A pandemic is not the time for you to have your turn to eat. It is astonishing that these people see and act on an opportunity to chow public funds at a time when government is trying to stop people from dying from a virus and attempting to resuscitate an economy in cardiac arrest.

These vultures must face the full onslaught of the SIU and the NPA – but most importantly, this action must result in prosecutions and convictions. It’s an unnecessary diversion for investigators and prosecutors who are already trying to keep from sinking under the weight of state capture cases. These resources now have to be redirected to these corruption cases whilst we are still waiting for action on SOE looting at Eskom and Prasa, etc.

It takes a special kind of sick human to steal money meant for fighting a pandemic. But having said that, they are not the only ones who are leveraging a pandemic for their own benefit.

We have seen many sectors of society seeing this crisis as an opportunity. Taxi associations and bosses have leveraged the opportunity to show government who is in charge in the industry by holding a sword over their heads. They have maximised the crisis presented by the lockdown to remind politicians that they hold the power and won’t be dictated to.

Show of power 

Similarly the teachers' unions have capitalised on the crisis and the concerns around the health of their members to show Minister Angie Motshekga and the government who wields the ultimate power in the education sector.

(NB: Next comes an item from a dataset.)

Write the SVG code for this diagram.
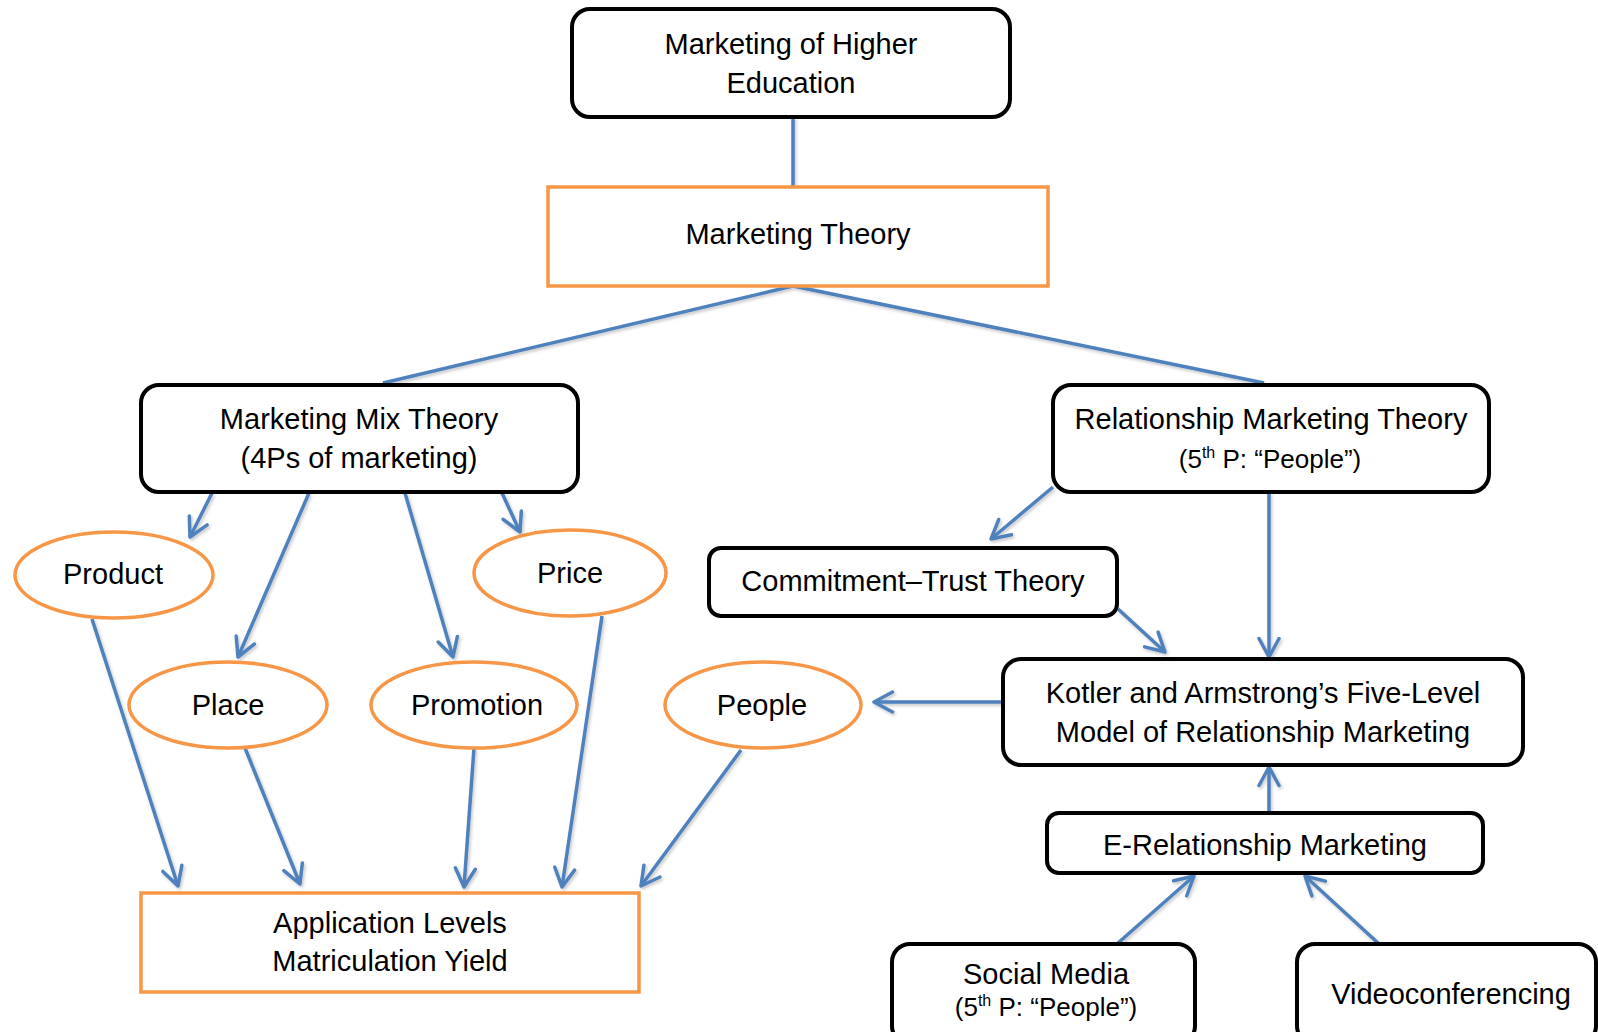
<svg xmlns="http://www.w3.org/2000/svg" width="1598" height="1032" viewBox="0 0 1598 1032">
<style>
.bk{fill:#fff;stroke:#000;stroke-width:4}
.or{fill:#fff;stroke:#F79646;stroke-width:3.5}
text{font-family:"Liberation Sans",Arial,sans-serif;font-size:29px;fill:#000;text-anchor:middle}
.sm{font-size:26px}
.sup{font-size:16px}
.c{filter:url(#sh)}
.c line{stroke:#4F81BD;stroke-width:3.5;fill:none}
.a{marker-end:url(#ah)}
</style>
<defs>
<filter id="sh" x="-20%" y="-20%" width="140%" height="140%">
<feDropShadow dx="1.5" dy="2" stdDeviation="1.5" flood-color="#000" flood-opacity="0.22"/>
</filter>
<marker id="ah" viewBox="0 0 23 24" refX="20.5" refY="12" markerWidth="23" markerHeight="24" markerUnits="userSpaceOnUse" orient="auto">
<path d="M2,2 L20.5,12 L2,22" fill="none" stroke="#4F81BD" stroke-width="3.5" stroke-linecap="round" stroke-linejoin="round"/>
</marker>
</defs>
<rect width="1598" height="1032" fill="#fff"/>
<g class="c">
<line x1="793" y1="117" x2="793" y2="188"/>
<line x1="793" y1="286" x2="383" y2="383"/>
<line x1="793" y1="286" x2="1264" y2="383"/>
<line class="a" x1="212" y1="493" x2="190" y2="537"/>
<line class="a" x1="309" y1="493" x2="238" y2="657"/>
<line class="a" x1="405" y1="493" x2="453" y2="657"/>
<line class="a" x1="502" y1="493" x2="520" y2="532"/>
<line class="a" x1="92" y1="619" x2="178" y2="886"/>
<line class="a" x1="245" y1="748" x2="300" y2="884"/>
<line class="a" x1="474" y1="748" x2="464" y2="887"/>
<line class="a" x1="602" y1="616" x2="562" y2="887"/>
<line class="a" x1="741" y1="750" x2="641" y2="886"/>
<line class="a" x1="1053" y1="487" x2="991" y2="539"/>
<line class="a" x1="1269" y1="492" x2="1269" y2="657"/>
<line class="a" x1="1118" y1="609" x2="1165" y2="652"/>
<line class="a" x1="1003" y1="702" x2="874" y2="702"/>
<line class="a" x1="1269" y1="813" x2="1269" y2="767"/>
<line class="a" x1="1118" y1="943" x2="1194" y2="876"/>
<line class="a" x1="1378" y1="943" x2="1305" y2="876"/>
</g>
<g id="n-higher-ed"><rect class="bk" x="572" y="9" width="438" height="108" rx="18"/><text x="791" y="54">Marketing of Higher</text><text x="791" y="93">Education</text></g>
<g id="n-marketing-theory"><rect class="or" x="548" y="187" width="500" height="99"/><text x="798" y="244">Marketing Theory</text></g>
<g id="n-mix"><rect class="bk" x="141" y="385" width="437" height="107" rx="18"/><text x="359" y="429">Marketing Mix Theory</text><text x="359" y="468">(4Ps of marketing)</text></g>
<g id="n-rel"><rect class="bk" x="1053" y="385" width="436" height="107" rx="18"/><text x="1271" y="429">Relationship Marketing Theory</text><text class="sm" x="1270" y="468">(5<tspan class="sup" dy="-10">th</tspan><tspan dy="10"> P: “People”)</tspan></text></g>
<g id="n-product"><ellipse class="or" cx="114" cy="575" rx="99" ry="43"/><text x="113" y="584">Product</text></g>
<g id="n-price"><ellipse class="or" cx="570" cy="573" rx="96" ry="43"/><text x="570" y="583">Price</text></g>
<g id="n-place"><ellipse class="or" cx="228" cy="705" rx="99" ry="43"/><text x="228" y="715">Place</text></g>
<g id="n-promotion"><ellipse class="or" cx="474" cy="705" rx="103" ry="43"/><text x="477" y="715">Promotion</text></g>
<g id="n-people"><ellipse class="or" cx="763" cy="705" rx="98" ry="43"/><text x="762" y="715">People</text></g>
<g id="n-commit"><rect class="bk" x="709" y="548" width="408" height="68" rx="12"/><text x="913" y="591">Commitment–Trust Theory</text></g>
<g id="n-kotler"><rect class="bk" x="1003" y="659" width="520" height="106" rx="18"/><text x="1263" y="703">Kotler and Armstrong’s Five-Level</text><text x="1263" y="742">Model of Relationship Marketing</text></g>
<g id="n-erel"><rect class="bk" x="1047" y="813" width="436" height="60" rx="12"/><text x="1265" y="855">E-Relationship Marketing</text></g>
<g id="n-social"><rect class="bk" x="892" y="944" width="303" height="100" rx="18"/><text x="1046" y="984">Social Media</text><text class="sm" x="1046" y="1016">(5<tspan class="sup" dy="-10">th</tspan><tspan dy="10"> P: “People”)</tspan></text></g>
<g id="n-video"><rect class="bk" x="1297" y="944" width="299" height="100" rx="18"/><text x="1451" y="1004">Videoconferencing</text></g>
<g id="n-app"><rect class="or" x="141" y="893" width="498" height="99"/><text x="390" y="933">Application Levels</text><text x="390" y="971">Matriculation Yield</text></g>
</svg>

There is no doubt that the President’s announcement to close schools was based on a political decision. If the Cabinet based its decision on science and the advice of medical experts, schools would remain open. But instead, the unions have leveraged the opportunity to issue an ultimatum to government.

A pandemic is not a time to capitalise or to take advantage, to leverage opportunities or to stuff your own pockets.

It is a time for us to act in the common interest of humanity, rather than in a narcissistic self-serving direction. It is not merely a time for the next cabal to have their turn to eat.

It is evident that government's checks and balances to ensure good governance and accountability with the administration of public funds has failed yet again. We should not be at this point when so many warnings were issued and alarm bells raised.

Everyone has feasted enough. Their appetites of the vultures satiated, we now need to hold them to account and ensure those who need the help the most receive it.